DIRECTION
Pull out exactly the lines from the line containing "Output the component" to the line containing "import * as", both lines included, with pictures removed from the copy.

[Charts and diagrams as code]
━━━━━━━━━━━━━━━━━━━━

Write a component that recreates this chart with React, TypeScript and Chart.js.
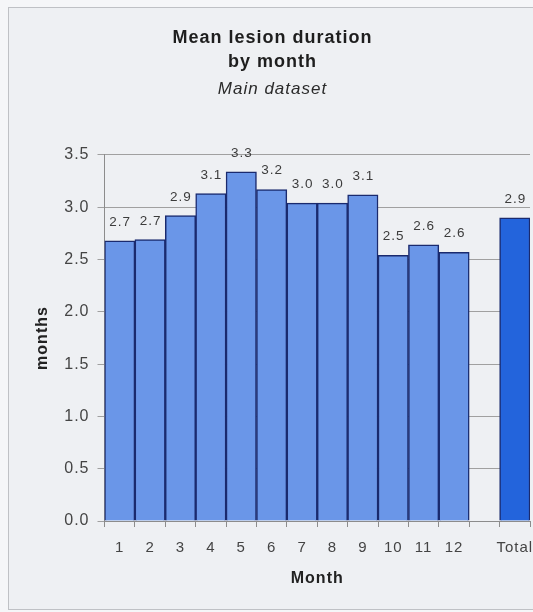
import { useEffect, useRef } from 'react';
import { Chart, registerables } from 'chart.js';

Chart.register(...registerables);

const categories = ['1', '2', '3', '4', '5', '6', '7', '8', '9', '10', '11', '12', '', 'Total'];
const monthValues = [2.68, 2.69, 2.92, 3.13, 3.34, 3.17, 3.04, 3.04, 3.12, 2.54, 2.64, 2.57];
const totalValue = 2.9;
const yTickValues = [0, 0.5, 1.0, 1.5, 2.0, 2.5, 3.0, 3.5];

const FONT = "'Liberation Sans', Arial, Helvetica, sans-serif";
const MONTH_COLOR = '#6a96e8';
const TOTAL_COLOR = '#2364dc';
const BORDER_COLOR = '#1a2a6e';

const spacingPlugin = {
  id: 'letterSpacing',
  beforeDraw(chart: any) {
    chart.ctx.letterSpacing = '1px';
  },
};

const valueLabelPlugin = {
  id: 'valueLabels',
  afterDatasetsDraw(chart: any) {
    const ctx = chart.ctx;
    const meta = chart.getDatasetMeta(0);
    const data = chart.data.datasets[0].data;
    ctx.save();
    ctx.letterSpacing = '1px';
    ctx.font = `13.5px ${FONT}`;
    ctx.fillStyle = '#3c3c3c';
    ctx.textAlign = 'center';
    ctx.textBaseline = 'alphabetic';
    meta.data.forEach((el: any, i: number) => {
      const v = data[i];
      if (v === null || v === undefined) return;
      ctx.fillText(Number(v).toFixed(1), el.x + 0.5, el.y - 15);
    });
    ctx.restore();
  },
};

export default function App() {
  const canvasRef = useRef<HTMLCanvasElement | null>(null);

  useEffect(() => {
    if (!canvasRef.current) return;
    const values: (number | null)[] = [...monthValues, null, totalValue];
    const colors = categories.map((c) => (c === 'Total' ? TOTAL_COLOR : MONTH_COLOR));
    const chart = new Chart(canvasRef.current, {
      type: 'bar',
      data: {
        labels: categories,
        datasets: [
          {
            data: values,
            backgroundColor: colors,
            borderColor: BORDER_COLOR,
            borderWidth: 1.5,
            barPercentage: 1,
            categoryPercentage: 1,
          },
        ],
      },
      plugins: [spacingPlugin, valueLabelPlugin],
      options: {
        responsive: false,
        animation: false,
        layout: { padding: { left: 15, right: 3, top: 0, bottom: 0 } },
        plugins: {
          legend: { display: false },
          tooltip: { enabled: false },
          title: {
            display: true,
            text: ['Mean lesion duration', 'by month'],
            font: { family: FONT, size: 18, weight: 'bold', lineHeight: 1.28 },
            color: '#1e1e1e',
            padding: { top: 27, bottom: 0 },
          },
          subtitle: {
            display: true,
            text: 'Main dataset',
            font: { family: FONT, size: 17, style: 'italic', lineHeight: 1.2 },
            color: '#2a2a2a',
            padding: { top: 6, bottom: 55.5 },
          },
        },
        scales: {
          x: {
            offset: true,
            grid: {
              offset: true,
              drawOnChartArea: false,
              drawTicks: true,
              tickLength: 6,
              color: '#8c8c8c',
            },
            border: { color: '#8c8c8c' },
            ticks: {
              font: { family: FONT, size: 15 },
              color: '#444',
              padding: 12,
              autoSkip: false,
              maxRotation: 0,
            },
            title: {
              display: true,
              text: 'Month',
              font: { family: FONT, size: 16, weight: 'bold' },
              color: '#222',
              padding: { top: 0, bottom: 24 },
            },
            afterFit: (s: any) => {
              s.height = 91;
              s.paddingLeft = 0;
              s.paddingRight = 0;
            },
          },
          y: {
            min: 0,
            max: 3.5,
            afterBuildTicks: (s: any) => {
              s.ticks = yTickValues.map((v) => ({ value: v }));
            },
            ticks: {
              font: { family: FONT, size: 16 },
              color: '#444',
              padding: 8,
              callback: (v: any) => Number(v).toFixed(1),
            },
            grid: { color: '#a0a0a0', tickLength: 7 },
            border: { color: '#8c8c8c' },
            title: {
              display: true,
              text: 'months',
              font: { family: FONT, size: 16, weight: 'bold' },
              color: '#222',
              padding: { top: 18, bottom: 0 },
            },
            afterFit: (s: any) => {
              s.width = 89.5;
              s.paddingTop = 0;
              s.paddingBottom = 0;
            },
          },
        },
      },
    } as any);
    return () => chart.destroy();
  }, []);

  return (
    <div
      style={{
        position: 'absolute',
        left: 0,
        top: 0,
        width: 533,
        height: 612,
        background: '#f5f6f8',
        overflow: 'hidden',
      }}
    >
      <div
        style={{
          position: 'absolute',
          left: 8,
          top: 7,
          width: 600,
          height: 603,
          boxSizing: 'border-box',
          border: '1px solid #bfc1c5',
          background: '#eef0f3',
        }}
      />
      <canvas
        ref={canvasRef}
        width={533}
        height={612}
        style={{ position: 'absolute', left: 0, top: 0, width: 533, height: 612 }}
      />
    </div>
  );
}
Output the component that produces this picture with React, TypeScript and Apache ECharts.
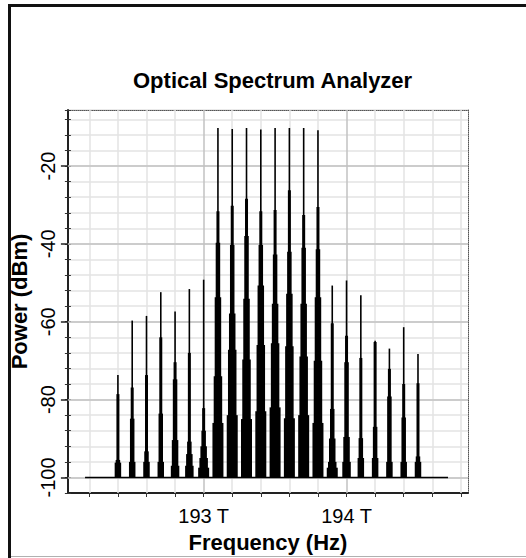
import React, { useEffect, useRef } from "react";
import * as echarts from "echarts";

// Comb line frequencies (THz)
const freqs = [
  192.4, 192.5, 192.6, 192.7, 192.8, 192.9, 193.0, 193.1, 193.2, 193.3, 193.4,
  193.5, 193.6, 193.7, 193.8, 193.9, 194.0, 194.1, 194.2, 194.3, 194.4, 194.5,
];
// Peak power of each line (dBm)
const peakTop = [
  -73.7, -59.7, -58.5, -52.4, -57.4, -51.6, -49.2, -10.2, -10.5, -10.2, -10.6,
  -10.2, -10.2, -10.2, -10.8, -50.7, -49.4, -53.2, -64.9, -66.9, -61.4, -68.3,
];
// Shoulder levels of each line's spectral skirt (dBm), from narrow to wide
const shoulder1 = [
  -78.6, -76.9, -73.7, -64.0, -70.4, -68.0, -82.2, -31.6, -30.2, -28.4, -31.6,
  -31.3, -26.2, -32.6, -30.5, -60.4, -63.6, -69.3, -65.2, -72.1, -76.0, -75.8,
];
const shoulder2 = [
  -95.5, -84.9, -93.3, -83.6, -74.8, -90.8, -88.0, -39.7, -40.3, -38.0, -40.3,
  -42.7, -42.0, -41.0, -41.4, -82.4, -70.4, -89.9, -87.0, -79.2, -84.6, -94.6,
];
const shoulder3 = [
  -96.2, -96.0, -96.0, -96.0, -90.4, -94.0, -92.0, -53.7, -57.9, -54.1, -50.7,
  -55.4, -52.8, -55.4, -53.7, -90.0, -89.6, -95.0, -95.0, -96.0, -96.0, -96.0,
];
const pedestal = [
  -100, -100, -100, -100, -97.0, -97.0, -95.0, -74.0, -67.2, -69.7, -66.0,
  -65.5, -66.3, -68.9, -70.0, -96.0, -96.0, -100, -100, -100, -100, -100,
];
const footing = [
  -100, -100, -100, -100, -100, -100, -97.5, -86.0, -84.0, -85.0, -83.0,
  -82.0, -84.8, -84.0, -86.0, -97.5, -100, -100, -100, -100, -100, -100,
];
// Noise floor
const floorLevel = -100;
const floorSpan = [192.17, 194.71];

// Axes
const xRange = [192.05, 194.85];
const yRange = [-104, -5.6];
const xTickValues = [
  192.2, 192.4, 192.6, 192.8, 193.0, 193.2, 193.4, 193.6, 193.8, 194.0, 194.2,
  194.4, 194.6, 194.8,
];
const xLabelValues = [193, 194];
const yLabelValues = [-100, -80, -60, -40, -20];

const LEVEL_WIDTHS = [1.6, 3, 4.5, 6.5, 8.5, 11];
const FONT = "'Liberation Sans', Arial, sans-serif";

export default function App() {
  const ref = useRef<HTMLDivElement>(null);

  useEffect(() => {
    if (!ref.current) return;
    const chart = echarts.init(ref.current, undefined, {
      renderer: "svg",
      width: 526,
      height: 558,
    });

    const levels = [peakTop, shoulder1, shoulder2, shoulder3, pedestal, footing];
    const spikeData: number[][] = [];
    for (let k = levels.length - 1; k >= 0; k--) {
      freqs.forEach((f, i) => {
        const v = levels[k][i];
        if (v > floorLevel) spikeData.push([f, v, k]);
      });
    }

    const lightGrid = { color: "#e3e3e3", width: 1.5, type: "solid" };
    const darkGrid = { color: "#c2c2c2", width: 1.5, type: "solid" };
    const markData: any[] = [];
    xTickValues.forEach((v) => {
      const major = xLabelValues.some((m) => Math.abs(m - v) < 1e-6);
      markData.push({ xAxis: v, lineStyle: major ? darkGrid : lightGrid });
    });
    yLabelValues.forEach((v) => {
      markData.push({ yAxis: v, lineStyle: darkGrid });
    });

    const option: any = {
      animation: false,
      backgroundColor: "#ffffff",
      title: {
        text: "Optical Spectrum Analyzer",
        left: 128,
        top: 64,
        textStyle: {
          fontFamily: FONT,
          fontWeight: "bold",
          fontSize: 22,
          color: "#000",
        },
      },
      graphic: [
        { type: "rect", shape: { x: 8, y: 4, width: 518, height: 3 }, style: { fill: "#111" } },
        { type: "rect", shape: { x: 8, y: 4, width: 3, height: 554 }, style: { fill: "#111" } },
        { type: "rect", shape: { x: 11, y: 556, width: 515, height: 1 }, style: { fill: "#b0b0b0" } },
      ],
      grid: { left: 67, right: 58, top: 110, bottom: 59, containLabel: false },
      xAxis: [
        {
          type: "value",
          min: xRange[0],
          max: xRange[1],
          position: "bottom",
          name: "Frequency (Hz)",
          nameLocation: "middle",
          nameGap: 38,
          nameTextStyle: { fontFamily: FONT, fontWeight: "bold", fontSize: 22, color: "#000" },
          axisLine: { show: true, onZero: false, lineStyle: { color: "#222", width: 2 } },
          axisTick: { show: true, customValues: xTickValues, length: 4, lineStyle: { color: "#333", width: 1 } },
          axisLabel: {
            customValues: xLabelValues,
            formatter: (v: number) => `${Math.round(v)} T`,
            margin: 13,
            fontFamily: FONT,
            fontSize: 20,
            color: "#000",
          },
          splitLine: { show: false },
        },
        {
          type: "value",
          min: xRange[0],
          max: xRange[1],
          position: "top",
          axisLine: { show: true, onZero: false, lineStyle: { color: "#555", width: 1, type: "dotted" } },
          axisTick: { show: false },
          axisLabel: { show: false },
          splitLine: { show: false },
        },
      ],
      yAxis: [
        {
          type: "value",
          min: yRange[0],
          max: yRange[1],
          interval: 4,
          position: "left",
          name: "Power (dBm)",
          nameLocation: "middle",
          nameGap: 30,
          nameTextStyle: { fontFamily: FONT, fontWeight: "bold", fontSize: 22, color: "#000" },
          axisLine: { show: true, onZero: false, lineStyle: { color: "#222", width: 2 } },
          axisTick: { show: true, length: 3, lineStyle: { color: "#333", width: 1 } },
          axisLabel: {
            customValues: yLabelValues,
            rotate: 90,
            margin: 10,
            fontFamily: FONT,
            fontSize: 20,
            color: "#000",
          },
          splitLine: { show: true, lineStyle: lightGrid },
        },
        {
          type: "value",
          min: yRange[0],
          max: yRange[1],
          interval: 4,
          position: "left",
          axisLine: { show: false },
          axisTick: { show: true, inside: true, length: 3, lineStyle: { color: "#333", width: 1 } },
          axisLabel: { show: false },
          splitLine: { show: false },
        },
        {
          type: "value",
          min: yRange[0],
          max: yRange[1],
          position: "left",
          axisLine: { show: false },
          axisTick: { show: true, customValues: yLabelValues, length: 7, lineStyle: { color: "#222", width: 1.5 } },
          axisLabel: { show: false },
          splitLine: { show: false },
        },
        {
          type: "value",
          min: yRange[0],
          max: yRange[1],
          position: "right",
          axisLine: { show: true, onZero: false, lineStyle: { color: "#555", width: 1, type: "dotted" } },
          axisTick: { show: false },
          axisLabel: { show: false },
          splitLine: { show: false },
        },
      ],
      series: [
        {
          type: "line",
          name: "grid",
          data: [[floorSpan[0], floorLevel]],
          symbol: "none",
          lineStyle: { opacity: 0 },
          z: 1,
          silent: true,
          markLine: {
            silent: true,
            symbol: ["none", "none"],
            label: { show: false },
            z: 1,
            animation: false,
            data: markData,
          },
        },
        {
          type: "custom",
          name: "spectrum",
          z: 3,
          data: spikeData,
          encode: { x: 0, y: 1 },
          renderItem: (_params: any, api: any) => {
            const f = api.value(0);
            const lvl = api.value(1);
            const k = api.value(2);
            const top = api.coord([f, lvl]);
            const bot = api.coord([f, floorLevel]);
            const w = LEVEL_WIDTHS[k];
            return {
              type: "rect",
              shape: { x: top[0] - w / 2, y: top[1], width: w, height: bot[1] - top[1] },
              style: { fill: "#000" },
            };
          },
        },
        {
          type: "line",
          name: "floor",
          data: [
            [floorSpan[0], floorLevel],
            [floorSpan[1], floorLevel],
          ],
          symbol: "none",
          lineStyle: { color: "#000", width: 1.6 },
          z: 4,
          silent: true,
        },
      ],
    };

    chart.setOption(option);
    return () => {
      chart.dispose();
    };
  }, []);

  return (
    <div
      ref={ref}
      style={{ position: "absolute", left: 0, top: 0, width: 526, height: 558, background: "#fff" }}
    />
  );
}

━━━━━━━━━━━━━━━━━━━━

WRITTEN RESPONSE
Output the component that produces this picture with React, TypeScript and Apache ECharts.
import React, { useEffect, useRef } from "react";
import * as echarts from "echarts";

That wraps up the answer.